= Source material =
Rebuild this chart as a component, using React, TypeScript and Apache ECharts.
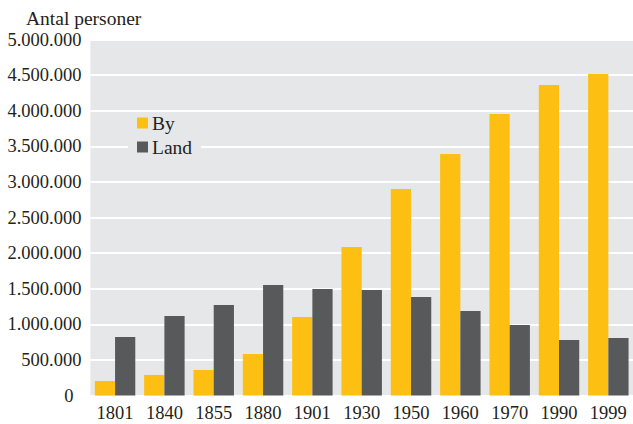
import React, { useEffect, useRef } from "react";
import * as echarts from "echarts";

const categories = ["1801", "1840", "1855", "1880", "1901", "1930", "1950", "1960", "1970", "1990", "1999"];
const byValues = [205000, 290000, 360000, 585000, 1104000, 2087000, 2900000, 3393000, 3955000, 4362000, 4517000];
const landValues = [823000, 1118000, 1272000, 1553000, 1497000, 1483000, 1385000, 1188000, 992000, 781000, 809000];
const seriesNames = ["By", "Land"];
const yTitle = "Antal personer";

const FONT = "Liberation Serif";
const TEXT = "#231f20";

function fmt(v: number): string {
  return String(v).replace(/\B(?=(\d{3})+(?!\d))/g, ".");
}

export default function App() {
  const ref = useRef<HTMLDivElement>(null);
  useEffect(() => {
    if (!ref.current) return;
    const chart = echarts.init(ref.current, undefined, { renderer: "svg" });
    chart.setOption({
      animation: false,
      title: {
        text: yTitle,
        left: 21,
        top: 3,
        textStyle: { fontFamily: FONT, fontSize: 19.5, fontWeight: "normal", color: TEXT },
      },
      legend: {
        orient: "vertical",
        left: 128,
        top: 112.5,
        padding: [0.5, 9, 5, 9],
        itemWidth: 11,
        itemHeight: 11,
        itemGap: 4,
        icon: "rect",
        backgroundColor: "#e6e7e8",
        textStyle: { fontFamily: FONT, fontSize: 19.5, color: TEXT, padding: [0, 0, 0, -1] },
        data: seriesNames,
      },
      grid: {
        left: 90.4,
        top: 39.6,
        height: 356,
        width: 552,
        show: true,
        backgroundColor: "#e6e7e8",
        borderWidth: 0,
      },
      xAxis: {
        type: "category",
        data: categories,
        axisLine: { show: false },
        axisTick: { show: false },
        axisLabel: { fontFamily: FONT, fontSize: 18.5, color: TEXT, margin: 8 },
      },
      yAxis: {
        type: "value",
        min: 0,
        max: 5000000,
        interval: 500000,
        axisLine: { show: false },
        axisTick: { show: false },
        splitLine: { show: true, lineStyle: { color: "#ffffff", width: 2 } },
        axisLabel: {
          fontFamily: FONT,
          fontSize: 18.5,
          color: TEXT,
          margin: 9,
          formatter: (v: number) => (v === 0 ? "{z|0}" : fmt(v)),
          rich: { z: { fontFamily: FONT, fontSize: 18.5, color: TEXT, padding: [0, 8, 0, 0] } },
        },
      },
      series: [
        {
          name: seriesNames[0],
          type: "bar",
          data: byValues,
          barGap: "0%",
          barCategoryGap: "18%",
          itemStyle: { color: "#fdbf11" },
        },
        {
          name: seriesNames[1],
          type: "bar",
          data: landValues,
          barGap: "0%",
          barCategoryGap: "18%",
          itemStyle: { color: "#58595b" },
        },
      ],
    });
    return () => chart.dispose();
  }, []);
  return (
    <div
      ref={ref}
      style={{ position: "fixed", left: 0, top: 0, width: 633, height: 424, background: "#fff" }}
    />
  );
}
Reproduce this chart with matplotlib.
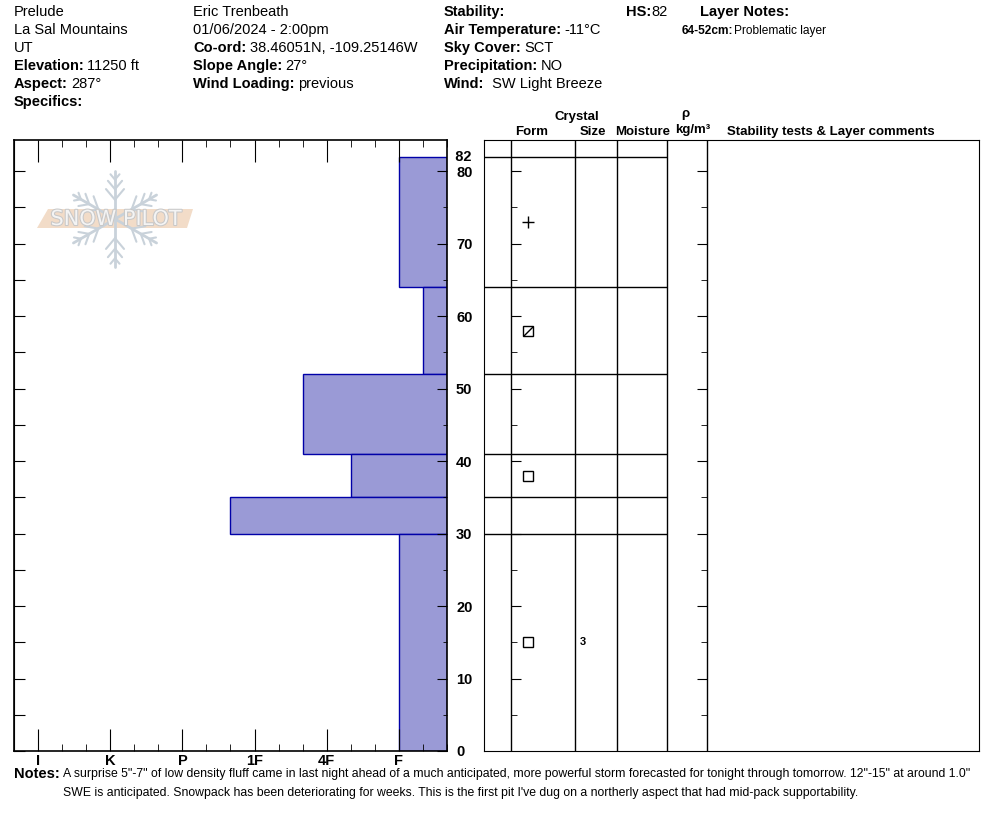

= The request =
Go through the material above and print all of it exactly, except the pictures.

= Reply =
Rebuild this chart as a component, using React, TypeScript and Apache ECharts.
import React, { useEffect, useRef } from "react";
import * as echarts from "echarts";

const categories = ["1801", "1840", "1855", "1880", "1901", "1930", "1950", "1960", "1970", "1990", "1999"];
const byValues = [205000, 290000, 360000, 585000, 1104000, 2087000, 2900000, 3393000, 3955000, 4362000, 4517000];
const landValues = [823000, 1118000, 1272000, 1553000, 1497000, 1483000, 1385000, 1188000, 992000, 781000, 809000];
const seriesNames = ["By", "Land"];
const yTitle = "Antal personer";

const FONT = "Liberation Serif";
const TEXT = "#231f20";

function fmt(v: number): string {
  return String(v).replace(/\B(?=(\d{3})+(?!\d))/g, ".");
}

export default function App() {
  const ref = useRef<HTMLDivElement>(null);
  useEffect(() => {
    if (!ref.current) return;
    const chart = echarts.init(ref.current, undefined, { renderer: "svg" });
    chart.setOption({
      animation: false,
      title: {
        text: yTitle,
        left: 21,
        top: 3,
        textStyle: { fontFamily: FONT, fontSize: 19.5, fontWeight: "normal", color: TEXT },
      },
      legend: {
        orient: "vertical",
        left: 128,
        top: 112.5,
        padding: [0.5, 9, 5, 9],
        itemWidth: 11,
        itemHeight: 11,
        itemGap: 4,
        icon: "rect",
        backgroundColor: "#e6e7e8",
        textStyle: { fontFamily: FONT, fontSize: 19.5, color: TEXT, padding: [0, 0, 0, -1] },
        data: seriesNames,
      },
      grid: {
        left: 90.4,
        top: 39.6,
        height: 356,
        width: 552,
        show: true,
        backgroundColor: "#e6e7e8",
        borderWidth: 0,
      },
      xAxis: {
        type: "category",
        data: categories,
        axisLine: { show: false },
        axisTick: { show: false },
        axisLabel: { fontFamily: FONT, fontSize: 18.5, color: TEXT, margin: 8 },
      },
      yAxis: {
        type: "value",
        min: 0,
        max: 5000000,
        interval: 500000,
        axisLine: { show: false },
        axisTick: { show: false },
        splitLine: { show: true, lineStyle: { color: "#ffffff", width: 2 } },
        axisLabel: {
          fontFamily: FONT,
          fontSize: 18.5,
          color: TEXT,
          margin: 9,
          formatter: (v: number) => (v === 0 ? "{z|0}" : fmt(v)),
          rich: { z: { fontFamily: FONT, fontSize: 18.5, color: TEXT, padding: [0, 8, 0, 0] } },
        },
      },
      series: [
        {
          name: seriesNames[0],
          type: "bar",
          data: byValues,
          barGap: "0%",
          barCategoryGap: "18%",
          itemStyle: { color: "#fdbf11" },
        },
        {
          name: seriesNames[1],
          type: "bar",
          data: landValues,
          barGap: "0%",
          barCategoryGap: "18%",
          itemStyle: { color: "#58595b" },
        },
      ],
    });
    return () => chart.dispose();
  }, []);
  return (
    <div
      ref={ref}
      style={{ position: "fixed", left: 0, top: 0, width: 633, height: 424, background: "#fff" }}
    />
  );
}
Reproduce this chart with matplotlib.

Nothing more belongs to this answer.